Biden's COVID-19 Response Eroded Civil Liberties
Mandates, school closures, and overreach defined an administration that doubled down on failed policies.
In the January 2025 issue of Reason, we're giving performance reviews of Joe Biden's presidency. Click here to read the other entries.
When Joe Biden was sworn in as president in January 2021, he had good reason to be optimistic about the trajectory of the COVID-19 pandemic. Despite being widely criticized for—and arguably losing his first reelection because of—the perceived insufficiencies of his coronavirus response, President Donald Trump had successfully overseen Operation Warp Speed. As a result of this public-private partnership, federal health officials were able to grant emergency authorization for COVID-19 vaccines by the end of 2020, a much faster than expected timetable. In the first few months of Biden's presidency, millions of Americans got vaccinated and COVID-19 cases dropped rapidly.
The fantastic news was short-lived. Infection numbers began to climb again in the summer of 2021 with the rise of the delta variant. While health officials had initially suggested that the vaccines would prevent infection—a claim also repeated by Biden himself—it turned out that they offered limited protection in this regard. More Americans died of COVID-19 during Biden's first year in office than Trump's last.
How did Biden respond to these problems? By doubling down on the most intrusive and least justified pandemic prevention policies: mandates and lockdowns. These policies proved incredibly ineffective at stopping COVID-19.
In September 2021, Biden declared a national vaccine mandate—not just for federal workers, but for 80 million employees of private companies as well.

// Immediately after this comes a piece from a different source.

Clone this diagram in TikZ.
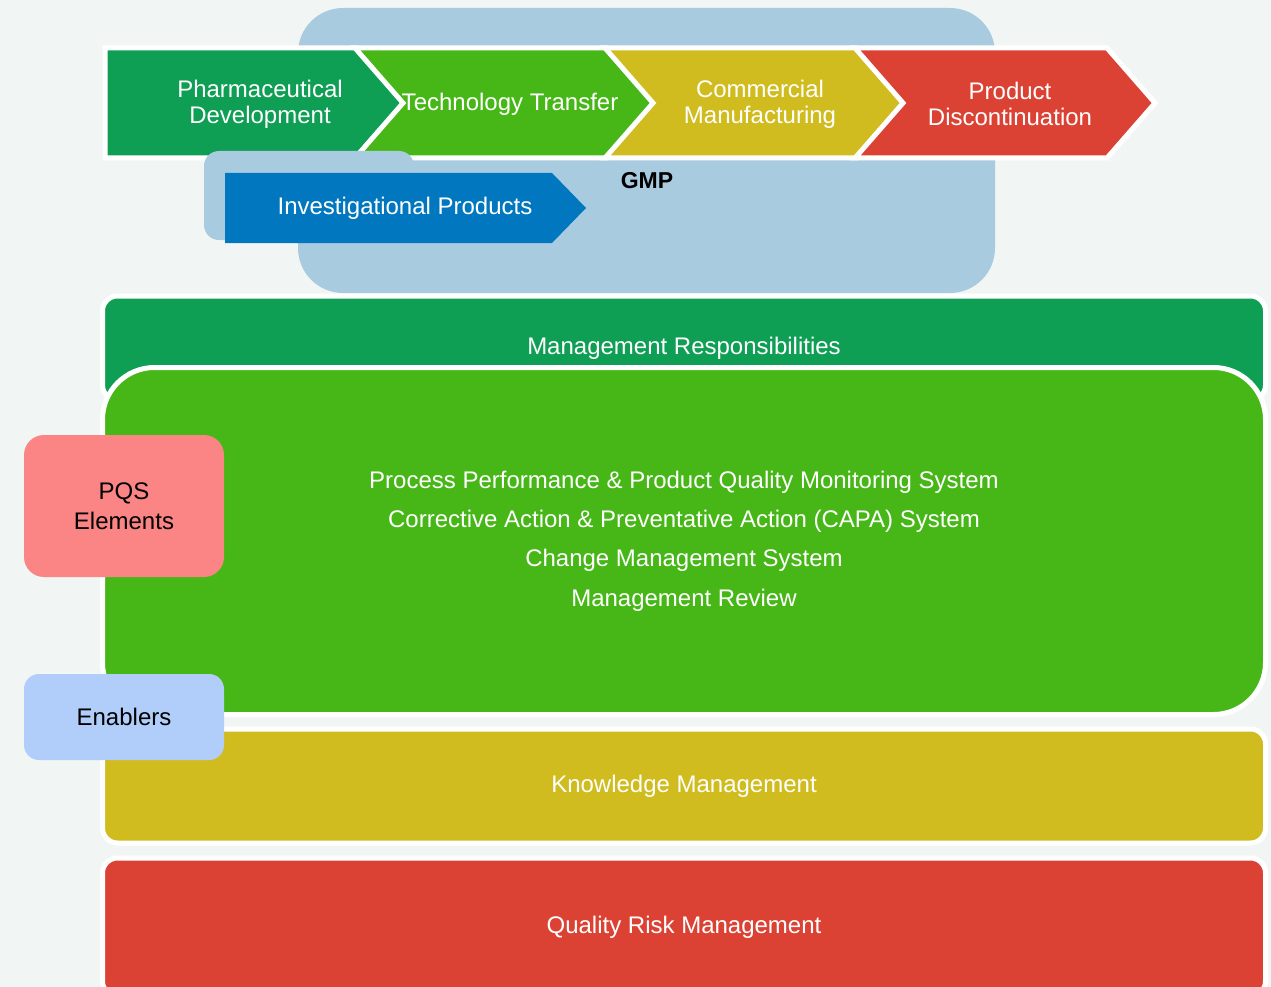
\documentclass[tikz,border=0pt]{standalone}
\usepackage{fontspec}
\setmainfont{Liberation Sans}
\usetikzlibrary{positioning}
\definecolor{paper}{HTML}{F1F6F4}
\definecolor{gmpblue}{HTML}{A9CBE0}
\definecolor{devgreen}{HTML}{0E9E54}
\definecolor{limegreen}{HTML}{46B717}
\definecolor{mustard}{HTML}{D0BC1F}
\definecolor{brick}{HTML}{DB4234}
\definecolor{ipblue}{HTML}{0077BE}
\definecolor{pqspink}{HTML}{FB8585}
\definecolor{enabblue}{HTML}{B1CEFB}
\tikzset{
stagebox/.style={
  draw=white,
  line width=5pt
  },
stagetext/.style={
  text=white,
  align=center,
  font=\fontsize{24}{26}\selectfont
  },
band/.style={
  draw=white,
  line width=5pt,
  rounded corners=15pt,
  minimum width=1163pt,
  text=white,
  align=center,
  font=\fontsize{24}{26}\selectfont
  },
tab/.style={
  rounded corners=20pt,
  minimum width=200pt,
  align=center,
  text=black,
  font=\fontsize{24}{30}\selectfont
  }
}

\begin{document}
\begin{tikzpicture}[x=1pt,y=-1pt]
  \useasboundingbox[fill=paper] (0,0) rectangle (1271,987);

  % GMP area behind the life cycle
  \fill[gmpblue, rounded corners=45pt] (298,8) rectangle (995,293);

  % life cycle stages
  \foreach \x/\n/\col/\lbl [count=\i] in {
      105/0/devgreen/{Pharmaceutical\\Development},
      355/48/limegreen/{Technology Transfer},
      605/48/mustard/{Commercial\\Manufacturing},
      855/48/brick/{Product\\Discontinuation}}
  {
    \draw[stagebox, fill=\col] (\x,48) -- ++(252,0) -- ++(48,55) -- ++(-48,55)
      -- ++(-252,0) -- ++(\n,-55) -- cycle;
    \node[stagetext] (stage\i) at (\x+155,104) {\lbl};
  }

  % investigational products
  \fill[gmpblue, rounded corners=15pt] (204,151) rectangle (414,240);
  \fill[ipblue] (225,173) -- (552,173) -- (586,208) -- (552,243) -- (225,243) -- cycle;
  \node[stagetext] (ip) at (405,208) {Investigational Products};
  \node[font=\fontsize{23}{24}\selectfont\bfseries] (gmp) at (647,181) {GMP};

  % PQS bands
  \node[band, fill=devgreen, minimum height=104pt] (mgmt) at (684,348) {Management Responsibilities};
  \node[band, fill=limegreen, rounded corners=52pt, minimum height=347pt,
        font=\fontsize{24}{39.3}\selectfont] (elements) at (684,541)
    {Process Performance \& Product Quality Monitoring System\\
     Corrective Action \& Preventative Action (CAPA) System\\
     Change Management System\\
     Management Review};
  \node[band, fill=mustard, minimum height=114pt] (km) at (684,786) {Knowledge Management};
  \node[band, fill=brick, minimum height=138pt] (qrm) at (684,927) {Quality Risk Management};

  % side tabs
  \node[tab, fill=pqspink, minimum height=142pt] (pqs) at (124,506) {PQS\\Elements};
  \node[tab, fill=enabblue, rounded corners=15pt, minimum height=86pt] (enab) at (124,717) {Enablers};
\end{tikzpicture}
\end{document}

Despite having personally assured Americans that he would not require them to get vaccinated if he was elected president, Biden left employees of businesses that employed more than 100 people no choice but to comply. He did not seek approval from Congress. Rather, Biden simply declared that he already possessed the power to impose a vaccine mandate under workplace safety laws. His own press secretary, Jen Psaki, had previously declared that the administration believed such a mandate is "not the role of the federal government"; Biden apparently changed his mind. Weeks later, the Supreme Court struck down the mandate, declaring it an unconstitutional overreach.

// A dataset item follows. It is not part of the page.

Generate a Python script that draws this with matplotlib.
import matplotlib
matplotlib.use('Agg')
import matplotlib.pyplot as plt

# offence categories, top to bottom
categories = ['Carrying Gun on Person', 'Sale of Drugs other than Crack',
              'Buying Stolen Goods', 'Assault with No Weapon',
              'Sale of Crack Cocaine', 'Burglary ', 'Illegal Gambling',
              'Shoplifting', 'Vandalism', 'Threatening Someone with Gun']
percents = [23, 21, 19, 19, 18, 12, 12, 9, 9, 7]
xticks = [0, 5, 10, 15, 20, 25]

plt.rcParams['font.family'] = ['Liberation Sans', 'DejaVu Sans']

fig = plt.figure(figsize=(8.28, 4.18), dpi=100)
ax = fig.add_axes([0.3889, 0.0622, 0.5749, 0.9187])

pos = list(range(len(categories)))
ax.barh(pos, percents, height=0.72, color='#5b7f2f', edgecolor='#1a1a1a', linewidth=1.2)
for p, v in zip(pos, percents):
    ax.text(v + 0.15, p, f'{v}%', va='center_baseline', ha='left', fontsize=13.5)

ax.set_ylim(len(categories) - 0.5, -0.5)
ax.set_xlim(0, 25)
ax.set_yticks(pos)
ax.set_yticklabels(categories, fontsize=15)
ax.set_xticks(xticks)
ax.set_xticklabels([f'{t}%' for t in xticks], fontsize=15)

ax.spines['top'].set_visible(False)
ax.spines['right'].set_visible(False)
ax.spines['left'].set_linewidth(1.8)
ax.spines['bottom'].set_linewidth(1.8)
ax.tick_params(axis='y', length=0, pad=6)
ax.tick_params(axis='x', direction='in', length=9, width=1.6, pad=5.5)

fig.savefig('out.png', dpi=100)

Biden also required masks and social distancing for the federal work force. While the administration did not formally require masks and distancing in private settings, the administration's health advisers certainly encouraged state and local officials to adopt such policies. Rochelle Walensky, head of the Centers for Disease Control and Prevention (CDC) under Biden, continued to issue guidance in support of such disruptive mitigation efforts well into 2022.
Most notoriously, the CDC offered explicit justifications for government officials all over the country to keep schools closed, even as it became increasingly clear that COVID-19 was not particularly threatening for school-aged kids or a significant vector for out-of-school transmission. State and local governments listened, at least in blue states. By year two of the pandemic, many restaurants, offices, warehouses, and movie theaters were again open for business, even as schools in those areas remained closed. This was completely backward, and it continues to have profound effects on young people who suffered learning loss from being kept out of the classroom for so long.
Throughout his time in office, Biden empowered officials to violate Americans' liberties in the name of fighting COVID-19. There is little evidence those policies worked.